WHAT THE EXERCISE ASKS ::
Only the lines from the start of the data through the line containing "(0,0) rectangle (615,791);" should be written out, exactly as they are, with both ends included and the pictures left out.

## Begin RECORDS PROVIDED

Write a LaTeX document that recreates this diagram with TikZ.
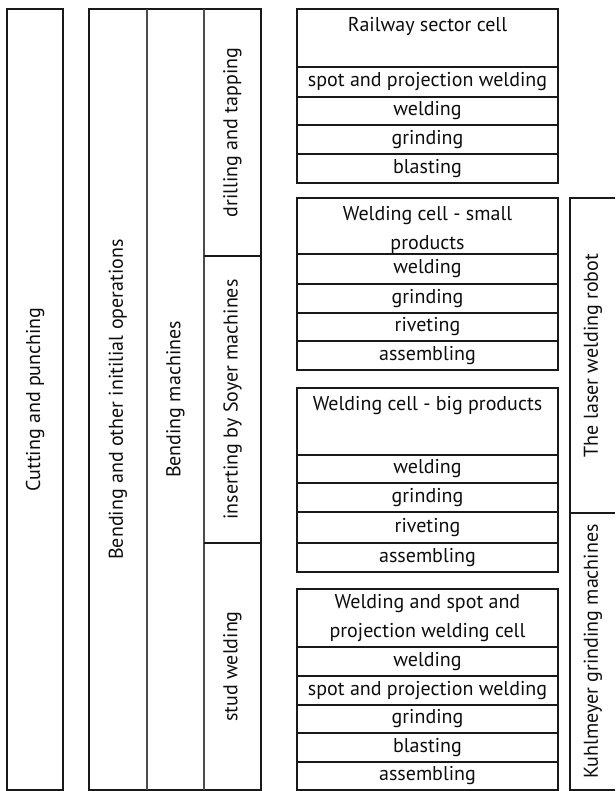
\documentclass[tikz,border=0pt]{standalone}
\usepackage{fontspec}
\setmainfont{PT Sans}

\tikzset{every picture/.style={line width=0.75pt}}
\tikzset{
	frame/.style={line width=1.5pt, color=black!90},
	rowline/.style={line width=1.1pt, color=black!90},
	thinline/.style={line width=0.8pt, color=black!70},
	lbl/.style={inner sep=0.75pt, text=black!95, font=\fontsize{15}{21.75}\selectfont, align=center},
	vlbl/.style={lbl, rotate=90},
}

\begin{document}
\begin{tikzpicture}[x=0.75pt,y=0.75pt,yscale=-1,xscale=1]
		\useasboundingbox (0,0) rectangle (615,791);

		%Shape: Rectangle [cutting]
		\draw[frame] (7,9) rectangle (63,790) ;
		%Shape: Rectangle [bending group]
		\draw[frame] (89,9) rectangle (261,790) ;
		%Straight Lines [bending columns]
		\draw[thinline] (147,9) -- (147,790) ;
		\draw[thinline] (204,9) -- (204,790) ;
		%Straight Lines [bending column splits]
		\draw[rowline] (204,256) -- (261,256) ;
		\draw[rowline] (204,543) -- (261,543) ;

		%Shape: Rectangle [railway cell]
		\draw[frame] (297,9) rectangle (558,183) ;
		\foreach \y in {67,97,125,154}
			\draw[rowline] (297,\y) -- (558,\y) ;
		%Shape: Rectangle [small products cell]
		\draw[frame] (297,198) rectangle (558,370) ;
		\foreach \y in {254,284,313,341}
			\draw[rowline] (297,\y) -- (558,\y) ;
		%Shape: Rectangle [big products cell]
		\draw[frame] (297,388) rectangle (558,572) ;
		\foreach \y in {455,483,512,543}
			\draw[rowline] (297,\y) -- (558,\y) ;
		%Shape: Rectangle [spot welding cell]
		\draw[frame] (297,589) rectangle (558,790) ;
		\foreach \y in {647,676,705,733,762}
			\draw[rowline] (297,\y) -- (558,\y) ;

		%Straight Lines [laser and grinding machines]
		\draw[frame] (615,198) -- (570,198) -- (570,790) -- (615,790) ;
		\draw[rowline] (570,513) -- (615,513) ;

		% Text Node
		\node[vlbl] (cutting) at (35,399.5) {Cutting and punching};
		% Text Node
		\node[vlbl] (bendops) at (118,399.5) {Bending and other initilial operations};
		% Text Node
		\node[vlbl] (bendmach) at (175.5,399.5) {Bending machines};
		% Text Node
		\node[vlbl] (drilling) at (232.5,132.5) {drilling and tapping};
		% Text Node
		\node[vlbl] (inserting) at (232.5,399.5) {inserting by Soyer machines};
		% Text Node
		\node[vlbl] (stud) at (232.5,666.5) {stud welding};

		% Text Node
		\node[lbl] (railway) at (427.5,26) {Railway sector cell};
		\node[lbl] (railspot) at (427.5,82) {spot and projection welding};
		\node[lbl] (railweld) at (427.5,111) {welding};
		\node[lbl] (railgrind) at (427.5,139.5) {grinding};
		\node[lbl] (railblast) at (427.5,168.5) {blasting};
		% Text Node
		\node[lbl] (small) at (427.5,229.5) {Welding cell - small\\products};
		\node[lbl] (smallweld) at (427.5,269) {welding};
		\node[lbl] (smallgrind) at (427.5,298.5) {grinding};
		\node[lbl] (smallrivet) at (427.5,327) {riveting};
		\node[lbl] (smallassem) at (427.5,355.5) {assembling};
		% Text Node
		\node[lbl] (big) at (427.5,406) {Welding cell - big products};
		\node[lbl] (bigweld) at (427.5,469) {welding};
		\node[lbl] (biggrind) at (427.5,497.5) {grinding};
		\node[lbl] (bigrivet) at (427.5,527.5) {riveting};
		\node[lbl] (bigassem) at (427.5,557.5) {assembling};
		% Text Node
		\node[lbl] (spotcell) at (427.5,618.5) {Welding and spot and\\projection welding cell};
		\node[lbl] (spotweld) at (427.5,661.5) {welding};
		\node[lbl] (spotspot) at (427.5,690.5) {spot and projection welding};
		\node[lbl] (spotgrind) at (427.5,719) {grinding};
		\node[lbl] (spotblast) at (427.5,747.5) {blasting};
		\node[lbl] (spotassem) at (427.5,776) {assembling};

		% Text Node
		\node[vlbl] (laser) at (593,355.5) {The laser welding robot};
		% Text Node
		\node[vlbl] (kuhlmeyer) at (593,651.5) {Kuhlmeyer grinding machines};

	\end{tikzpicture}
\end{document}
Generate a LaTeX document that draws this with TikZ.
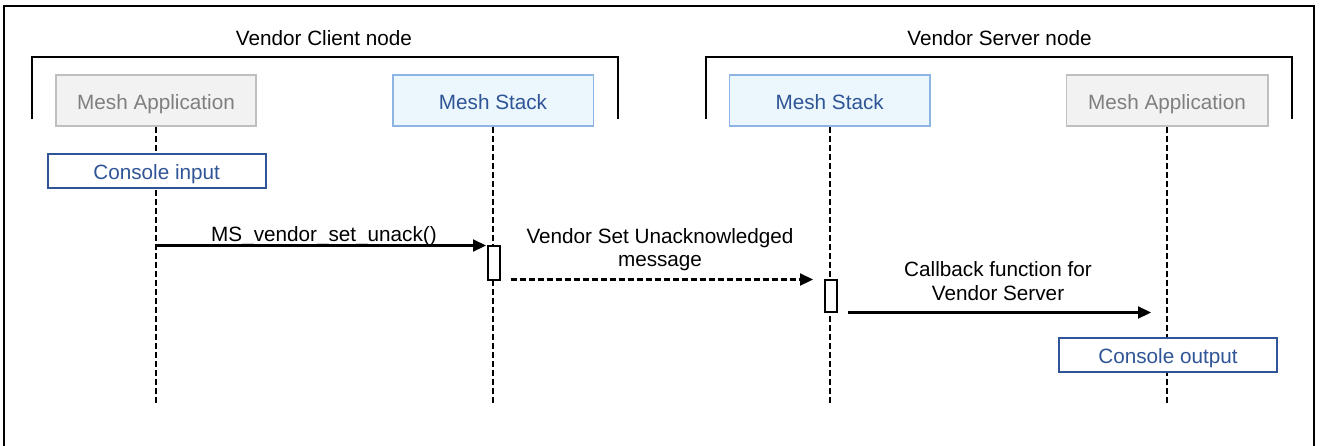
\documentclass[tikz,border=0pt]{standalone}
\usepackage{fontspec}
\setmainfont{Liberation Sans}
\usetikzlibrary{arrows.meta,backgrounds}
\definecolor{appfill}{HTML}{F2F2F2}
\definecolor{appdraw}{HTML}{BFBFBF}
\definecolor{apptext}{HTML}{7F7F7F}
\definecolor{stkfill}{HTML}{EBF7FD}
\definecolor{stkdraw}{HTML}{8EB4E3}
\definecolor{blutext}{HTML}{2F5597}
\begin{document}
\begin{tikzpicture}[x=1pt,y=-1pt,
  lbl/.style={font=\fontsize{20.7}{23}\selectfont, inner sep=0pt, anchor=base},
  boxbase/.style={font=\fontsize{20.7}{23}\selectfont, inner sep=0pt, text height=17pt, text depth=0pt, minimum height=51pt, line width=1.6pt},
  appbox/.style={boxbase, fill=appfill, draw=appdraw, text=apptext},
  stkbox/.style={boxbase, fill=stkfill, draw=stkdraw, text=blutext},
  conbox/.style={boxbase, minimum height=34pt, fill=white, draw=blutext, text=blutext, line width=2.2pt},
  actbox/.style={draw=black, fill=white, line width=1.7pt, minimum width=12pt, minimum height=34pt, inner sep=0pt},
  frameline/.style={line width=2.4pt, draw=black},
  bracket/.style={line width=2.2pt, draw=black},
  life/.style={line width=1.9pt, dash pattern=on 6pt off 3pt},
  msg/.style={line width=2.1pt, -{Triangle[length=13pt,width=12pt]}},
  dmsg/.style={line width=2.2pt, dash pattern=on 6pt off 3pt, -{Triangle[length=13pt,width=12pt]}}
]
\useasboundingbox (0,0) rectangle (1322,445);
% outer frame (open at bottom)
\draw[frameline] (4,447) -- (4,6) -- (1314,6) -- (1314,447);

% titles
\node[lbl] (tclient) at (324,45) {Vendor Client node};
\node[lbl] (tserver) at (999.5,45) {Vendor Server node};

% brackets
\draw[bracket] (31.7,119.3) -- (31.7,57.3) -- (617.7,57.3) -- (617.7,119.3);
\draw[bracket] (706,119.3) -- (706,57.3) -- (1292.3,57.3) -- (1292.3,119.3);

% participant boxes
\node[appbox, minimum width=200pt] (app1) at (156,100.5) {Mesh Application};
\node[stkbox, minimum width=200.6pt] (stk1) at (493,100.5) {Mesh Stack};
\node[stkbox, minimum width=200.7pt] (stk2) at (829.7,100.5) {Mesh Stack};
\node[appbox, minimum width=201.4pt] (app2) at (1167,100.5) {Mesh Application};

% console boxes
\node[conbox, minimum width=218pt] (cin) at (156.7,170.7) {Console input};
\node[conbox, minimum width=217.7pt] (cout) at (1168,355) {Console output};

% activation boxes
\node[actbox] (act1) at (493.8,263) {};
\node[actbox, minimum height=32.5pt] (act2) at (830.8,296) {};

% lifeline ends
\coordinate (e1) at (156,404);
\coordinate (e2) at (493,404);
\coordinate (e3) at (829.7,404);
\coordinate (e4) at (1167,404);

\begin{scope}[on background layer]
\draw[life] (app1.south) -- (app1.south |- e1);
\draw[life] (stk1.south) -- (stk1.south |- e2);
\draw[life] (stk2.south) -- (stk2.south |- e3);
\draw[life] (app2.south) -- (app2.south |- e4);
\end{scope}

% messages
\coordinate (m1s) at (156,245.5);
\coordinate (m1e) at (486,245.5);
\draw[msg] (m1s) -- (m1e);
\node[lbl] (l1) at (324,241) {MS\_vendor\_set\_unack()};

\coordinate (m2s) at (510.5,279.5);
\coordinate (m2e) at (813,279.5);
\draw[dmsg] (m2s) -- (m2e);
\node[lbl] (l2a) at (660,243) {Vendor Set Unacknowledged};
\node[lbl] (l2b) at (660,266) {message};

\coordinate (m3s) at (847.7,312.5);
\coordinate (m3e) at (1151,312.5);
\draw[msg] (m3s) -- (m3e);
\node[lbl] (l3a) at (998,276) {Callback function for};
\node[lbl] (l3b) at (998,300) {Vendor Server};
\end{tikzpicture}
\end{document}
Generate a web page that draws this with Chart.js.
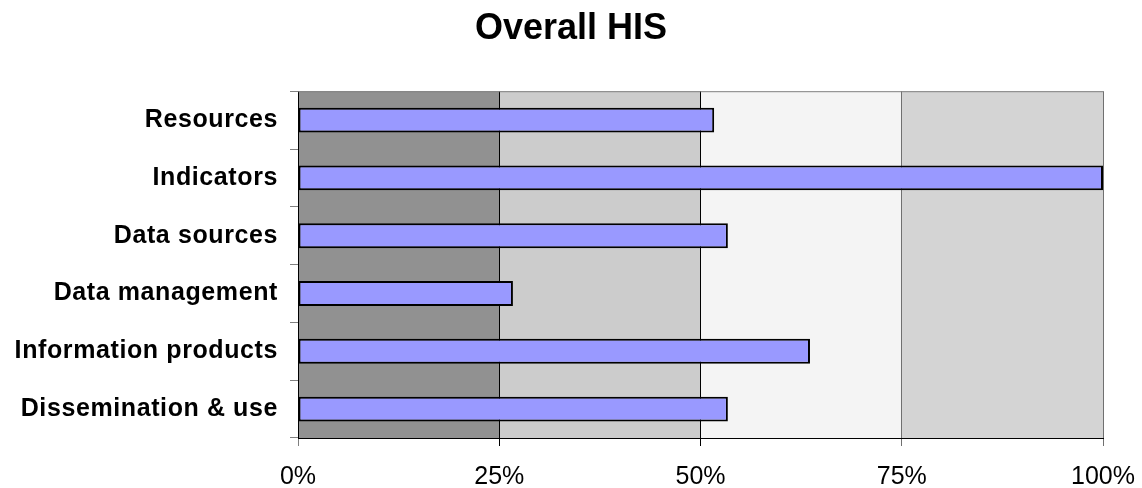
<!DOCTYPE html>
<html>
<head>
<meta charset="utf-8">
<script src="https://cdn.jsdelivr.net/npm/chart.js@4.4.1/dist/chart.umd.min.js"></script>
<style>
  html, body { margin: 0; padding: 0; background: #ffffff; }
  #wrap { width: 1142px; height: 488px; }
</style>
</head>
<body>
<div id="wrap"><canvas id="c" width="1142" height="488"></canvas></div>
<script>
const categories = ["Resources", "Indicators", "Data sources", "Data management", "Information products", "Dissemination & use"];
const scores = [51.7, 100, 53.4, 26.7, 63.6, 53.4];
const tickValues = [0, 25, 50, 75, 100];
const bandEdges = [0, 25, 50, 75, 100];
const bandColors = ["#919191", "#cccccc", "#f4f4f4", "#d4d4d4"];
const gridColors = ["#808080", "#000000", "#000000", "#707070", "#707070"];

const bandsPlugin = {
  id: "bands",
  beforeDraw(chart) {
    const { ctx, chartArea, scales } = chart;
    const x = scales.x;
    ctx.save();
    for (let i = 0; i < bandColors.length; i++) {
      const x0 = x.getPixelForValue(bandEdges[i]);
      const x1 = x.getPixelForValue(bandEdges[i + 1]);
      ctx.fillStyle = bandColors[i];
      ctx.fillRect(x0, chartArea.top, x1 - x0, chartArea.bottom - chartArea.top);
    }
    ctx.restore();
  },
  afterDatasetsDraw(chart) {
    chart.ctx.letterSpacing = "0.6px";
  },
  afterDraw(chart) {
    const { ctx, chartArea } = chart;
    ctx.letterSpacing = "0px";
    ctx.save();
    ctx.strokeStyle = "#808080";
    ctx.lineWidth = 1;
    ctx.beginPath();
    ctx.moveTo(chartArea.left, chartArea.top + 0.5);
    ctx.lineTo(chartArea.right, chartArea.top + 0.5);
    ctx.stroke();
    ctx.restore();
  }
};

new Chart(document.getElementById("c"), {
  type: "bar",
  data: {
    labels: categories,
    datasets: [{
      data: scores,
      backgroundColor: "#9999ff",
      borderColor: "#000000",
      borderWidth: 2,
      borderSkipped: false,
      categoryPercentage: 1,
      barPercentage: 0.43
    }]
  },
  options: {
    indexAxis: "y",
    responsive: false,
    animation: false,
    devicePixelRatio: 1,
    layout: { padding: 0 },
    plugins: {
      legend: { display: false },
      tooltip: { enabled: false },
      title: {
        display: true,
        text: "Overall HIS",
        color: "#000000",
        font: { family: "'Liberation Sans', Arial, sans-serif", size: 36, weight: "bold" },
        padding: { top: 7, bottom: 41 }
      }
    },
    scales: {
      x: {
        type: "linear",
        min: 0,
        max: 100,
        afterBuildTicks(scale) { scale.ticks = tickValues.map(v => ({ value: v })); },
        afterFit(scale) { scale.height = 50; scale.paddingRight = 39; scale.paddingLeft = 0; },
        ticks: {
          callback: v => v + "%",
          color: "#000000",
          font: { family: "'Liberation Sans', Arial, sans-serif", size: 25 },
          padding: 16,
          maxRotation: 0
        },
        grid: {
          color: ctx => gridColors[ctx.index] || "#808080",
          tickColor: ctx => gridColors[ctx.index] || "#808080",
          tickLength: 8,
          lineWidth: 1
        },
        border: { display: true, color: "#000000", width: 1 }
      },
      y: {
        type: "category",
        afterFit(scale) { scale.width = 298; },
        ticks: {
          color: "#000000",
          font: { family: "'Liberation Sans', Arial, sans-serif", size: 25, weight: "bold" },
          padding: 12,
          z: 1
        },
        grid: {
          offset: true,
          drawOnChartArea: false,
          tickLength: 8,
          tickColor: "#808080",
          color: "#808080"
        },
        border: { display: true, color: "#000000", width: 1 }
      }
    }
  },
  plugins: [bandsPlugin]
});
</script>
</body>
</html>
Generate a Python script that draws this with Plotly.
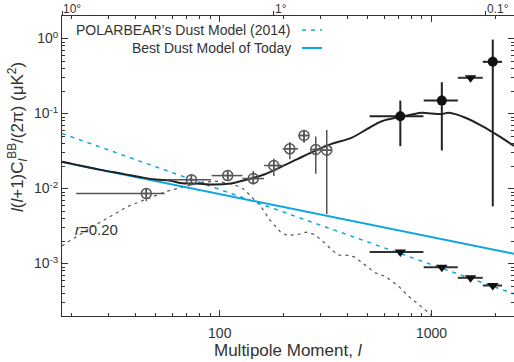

## End RECORDS PROVIDED

COMPLETED TASK ::
Write a LaTeX document that recreates this diagram with TikZ.
\documentclass[tikz,border=0pt]{standalone}
\usepackage{fontspec}
\setmainfont{PT Sans}

\tikzset{every picture/.style={line width=0.75pt}}
\tikzset{
	frame/.style={line width=1.5pt, color=black!90},
	rowline/.style={line width=1.1pt, color=black!90},
	thinline/.style={line width=0.8pt, color=black!70},
	lbl/.style={inner sep=0.75pt, text=black!95, font=\fontsize{15}{21.75}\selectfont, align=center},
	vlbl/.style={lbl, rotate=90},
}

\begin{document}
\begin{tikzpicture}[x=0.75pt,y=0.75pt,yscale=-1,xscale=1]
		\useasboundingbox (0,0) rectangle (615,791);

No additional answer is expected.